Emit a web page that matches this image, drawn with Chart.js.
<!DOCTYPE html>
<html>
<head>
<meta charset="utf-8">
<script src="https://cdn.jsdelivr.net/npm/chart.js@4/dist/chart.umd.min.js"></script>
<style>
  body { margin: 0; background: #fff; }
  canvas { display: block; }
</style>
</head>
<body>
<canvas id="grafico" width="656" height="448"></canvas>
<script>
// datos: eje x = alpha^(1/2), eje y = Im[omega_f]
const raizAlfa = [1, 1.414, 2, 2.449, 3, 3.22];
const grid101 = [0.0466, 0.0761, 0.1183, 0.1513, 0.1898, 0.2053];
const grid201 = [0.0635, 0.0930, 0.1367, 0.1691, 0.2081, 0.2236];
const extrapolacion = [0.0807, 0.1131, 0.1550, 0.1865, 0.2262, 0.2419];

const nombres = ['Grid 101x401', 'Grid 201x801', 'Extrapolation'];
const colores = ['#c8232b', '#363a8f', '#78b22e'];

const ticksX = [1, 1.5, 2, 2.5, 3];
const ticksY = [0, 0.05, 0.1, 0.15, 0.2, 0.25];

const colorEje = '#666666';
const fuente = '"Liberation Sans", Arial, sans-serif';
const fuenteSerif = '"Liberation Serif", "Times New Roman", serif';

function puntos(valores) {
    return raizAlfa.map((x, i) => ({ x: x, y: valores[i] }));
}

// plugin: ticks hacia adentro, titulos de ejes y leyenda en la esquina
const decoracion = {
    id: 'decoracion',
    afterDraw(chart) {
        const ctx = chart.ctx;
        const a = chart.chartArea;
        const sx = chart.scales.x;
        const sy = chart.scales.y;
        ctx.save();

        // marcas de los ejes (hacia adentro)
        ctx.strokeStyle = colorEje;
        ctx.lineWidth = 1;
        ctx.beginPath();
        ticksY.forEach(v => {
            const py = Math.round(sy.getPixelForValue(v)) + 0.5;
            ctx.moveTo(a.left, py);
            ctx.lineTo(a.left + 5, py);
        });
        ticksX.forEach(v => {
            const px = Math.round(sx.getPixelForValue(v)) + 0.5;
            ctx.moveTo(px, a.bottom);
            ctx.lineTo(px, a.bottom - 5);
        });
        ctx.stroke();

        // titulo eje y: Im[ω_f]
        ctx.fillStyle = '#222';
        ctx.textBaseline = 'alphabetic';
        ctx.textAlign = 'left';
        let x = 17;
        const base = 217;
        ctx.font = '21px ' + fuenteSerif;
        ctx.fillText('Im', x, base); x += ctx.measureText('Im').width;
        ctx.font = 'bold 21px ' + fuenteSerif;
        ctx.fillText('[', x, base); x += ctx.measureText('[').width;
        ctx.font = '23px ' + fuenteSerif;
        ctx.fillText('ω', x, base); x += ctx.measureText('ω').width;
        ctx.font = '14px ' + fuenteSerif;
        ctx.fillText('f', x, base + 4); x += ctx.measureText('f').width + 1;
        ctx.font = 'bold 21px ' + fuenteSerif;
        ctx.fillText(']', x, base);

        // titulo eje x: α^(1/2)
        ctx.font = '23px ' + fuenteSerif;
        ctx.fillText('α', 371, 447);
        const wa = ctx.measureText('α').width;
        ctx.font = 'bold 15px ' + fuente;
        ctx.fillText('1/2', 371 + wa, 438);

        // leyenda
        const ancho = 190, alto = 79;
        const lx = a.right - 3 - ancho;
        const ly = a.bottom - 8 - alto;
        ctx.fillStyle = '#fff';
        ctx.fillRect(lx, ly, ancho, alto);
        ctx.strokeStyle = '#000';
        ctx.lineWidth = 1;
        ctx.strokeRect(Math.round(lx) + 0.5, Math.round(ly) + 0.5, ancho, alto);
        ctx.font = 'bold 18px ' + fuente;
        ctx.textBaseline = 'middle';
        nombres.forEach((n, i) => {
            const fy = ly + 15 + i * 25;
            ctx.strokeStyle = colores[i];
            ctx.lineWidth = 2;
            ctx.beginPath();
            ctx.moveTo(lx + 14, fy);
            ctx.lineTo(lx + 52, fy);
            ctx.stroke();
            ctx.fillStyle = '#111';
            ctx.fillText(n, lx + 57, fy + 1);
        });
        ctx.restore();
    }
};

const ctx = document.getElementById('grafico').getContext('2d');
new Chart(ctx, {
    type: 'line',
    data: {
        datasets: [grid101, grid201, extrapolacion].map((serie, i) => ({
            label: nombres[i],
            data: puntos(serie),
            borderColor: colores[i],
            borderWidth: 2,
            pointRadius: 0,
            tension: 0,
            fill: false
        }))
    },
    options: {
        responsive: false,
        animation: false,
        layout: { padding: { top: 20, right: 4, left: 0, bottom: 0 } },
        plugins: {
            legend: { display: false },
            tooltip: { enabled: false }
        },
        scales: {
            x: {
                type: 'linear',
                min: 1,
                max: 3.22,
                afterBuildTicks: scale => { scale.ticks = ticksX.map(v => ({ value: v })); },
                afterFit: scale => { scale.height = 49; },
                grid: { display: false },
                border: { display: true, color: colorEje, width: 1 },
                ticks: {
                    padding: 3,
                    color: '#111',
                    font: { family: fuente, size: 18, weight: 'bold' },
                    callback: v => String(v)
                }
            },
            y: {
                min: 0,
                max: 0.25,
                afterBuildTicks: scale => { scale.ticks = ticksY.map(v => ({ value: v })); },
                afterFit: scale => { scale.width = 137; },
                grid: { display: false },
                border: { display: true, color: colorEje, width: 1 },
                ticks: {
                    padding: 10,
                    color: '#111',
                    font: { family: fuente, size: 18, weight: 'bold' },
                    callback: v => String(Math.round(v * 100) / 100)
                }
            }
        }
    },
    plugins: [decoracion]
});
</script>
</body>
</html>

------

- _WHAT YOU NEED TO DO_: Each line of the material should be echoed exactly.

- _REPLY TO THE TASK_:
Emit a web page that matches this image, drawn with Chart.js.
<!DOCTYPE html>
<html>
<head>
<meta charset="utf-8">
<script src="https://cdn.jsdelivr.net/npm/chart.js@4/dist/chart.umd.min.js"></script>
<style>
  body { margin: 0; background: #fff; }
  canvas { display: block; }
</style>
</head>
<body>
<canvas id="grafico" width="656" height="448"></canvas>
<script>
// datos: eje x = alpha^(1/2), eje y = Im[omega_f]
const raizAlfa = [1, 1.414, 2, 2.449, 3, 3.22];
const grid101 = [0.0466, 0.0761, 0.1183, 0.1513, 0.1898, 0.2053];
const grid201 = [0.0635, 0.0930, 0.1367, 0.1691, 0.2081, 0.2236];
const extrapolacion = [0.0807, 0.1131, 0.1550, 0.1865, 0.2262, 0.2419];

const nombres = ['Grid 101x401', 'Grid 201x801', 'Extrapolation'];
const colores = ['#c8232b', '#363a8f', '#78b22e'];

const ticksX = [1, 1.5, 2, 2.5, 3];
const ticksY = [0, 0.05, 0.1, 0.15, 0.2, 0.25];

const colorEje = '#666666';
const fuente = '"Liberation Sans", Arial, sans-serif';
const fuenteSerif = '"Liberation Serif", "Times New Roman", serif';

function puntos(valores) {
    return raizAlfa.map((x, i) => ({ x: x, y: valores[i] }));
}

// plugin: ticks hacia adentro, titulos de ejes y leyenda en la esquina
const decoracion = {
    id: 'decoracion',
    afterDraw(chart) {
        const ctx = chart.ctx;
        const a = chart.chartArea;
        const sx = chart.scales.x;
        const sy = chart.scales.y;
        ctx.save();

        // marcas de los ejes (hacia adentro)
        ctx.strokeStyle = colorEje;
        ctx.lineWidth = 1;
        ctx.beginPath();
        ticksY.forEach(v => {
            const py = Math.round(sy.getPixelForValue(v)) + 0.5;
            ctx.moveTo(a.left, py);
            ctx.lineTo(a.left + 5, py);
        });
        ticksX.forEach(v => {
            const px = Math.round(sx.getPixelForValue(v)) + 0.5;
            ctx.moveTo(px, a.bottom);
            ctx.lineTo(px, a.bottom - 5);
        });
        ctx.stroke();

        // titulo eje y: Im[ω_f]
        ctx.fillStyle = '#222';
        ctx.textBaseline = 'alphabetic';
        ctx.textAlign = 'left';
        let x = 17;
        const base = 217;
        ctx.font = '21px ' + fuenteSerif;
        ctx.fillText('Im', x, base); x += ctx.measureText('Im').width;
        ctx.font = 'bold 21px ' + fuenteSerif;
        ctx.fillText('[', x, base); x += ctx.measureText('[').width;
        ctx.font = '23px ' + fuenteSerif;
        ctx.fillText('ω', x, base); x += ctx.measureText('ω').width;
        ctx.font = '14px ' + fuenteSerif;
        ctx.fillText('f', x, base + 4); x += ctx.measureText('f').width + 1;
        ctx.font = 'bold 21px ' + fuenteSerif;
        ctx.fillText(']', x, base);

        // titulo eje x: α^(1/2)
        ctx.font = '23px ' + fuenteSerif;
        ctx.fillText('α', 371, 447);
        const wa = ctx.measureText('α').width;
        ctx.font = 'bold 15px ' + fuente;
        ctx.fillText('1/2', 371 + wa, 438);

        // leyenda
        const ancho = 190, alto = 79;
        const lx = a.right - 3 - ancho;
        const ly = a.bottom - 8 - alto;
        ctx.fillStyle = '#fff';
        ctx.fillRect(lx, ly, ancho, alto);
        ctx.strokeStyle = '#000';
        ctx.lineWidth = 1;
        ctx.strokeRect(Math.round(lx) + 0.5, Math.round(ly) + 0.5, ancho, alto);
        ctx.font = 'bold 18px ' + fuente;
        ctx.textBaseline = 'middle';
        nombres.forEach((n, i) => {
            const fy = ly + 15 + i * 25;
            ctx.strokeStyle = colores[i];
            ctx.lineWidth = 2;
            ctx.beginPath();
            ctx.moveTo(lx + 14, fy);
            ctx.lineTo(lx + 52, fy);
            ctx.stroke();
            ctx.fillStyle = '#111';
            ctx.fillText(n, lx + 57, fy + 1);
        });
        ctx.restore();
    }
};

const ctx = document.getElementById('grafico').getContext('2d');
new Chart(ctx, {
    type: 'line',
    data: {
        datasets: [grid101, grid201, extrapolacion].map((serie, i) => ({
            label: nombres[i],
            data: puntos(serie),
            borderColor: colores[i],
            borderWidth: 2,
            pointRadius: 0,
            tension: 0,
            fill: false
        }))
    },
    options: {
        responsive: false,
        animation: false,
        layout: { padding: { top: 20, right: 4, left: 0, bottom: 0 } },
        plugins: {
            legend: { display: false },
            tooltip: { enabled: false }
        },
        scales: {
            x: {
                type: 'linear',
                min: 1,
                max: 3.22,
                afterBuildTicks: scale => { scale.ticks = ticksX.map(v => ({ value: v })); },
                afterFit: scale => { scale.height = 49; },
                grid: { display: false },
                border: { display: true, color: colorEje, width: 1 },
                ticks: {
                    padding: 3,
                    color: '#111',
                    font: { family: fuente, size: 18, weight: 'bold' },
                    callback: v => String(v)
                }
            },
            y: {
                min: 0,
                max: 0.25,
                afterBuildTicks: scale => { scale.ticks = ticksY.map(v => ({ value: v })); },
                afterFit: scale => { scale.width = 137; },
                grid: { display: false },
                border: { display: true, color: colorEje, width: 1 },
                ticks: {
                    padding: 10,
                    color: '#111',
                    font: { family: fuente, size: 18, weight: 'bold' },
                    callback: v => String(Math.round(v * 100) / 100)
                }
            }
        }
    },
    plugins: [decoracion]
});
</script>
</body>
</html>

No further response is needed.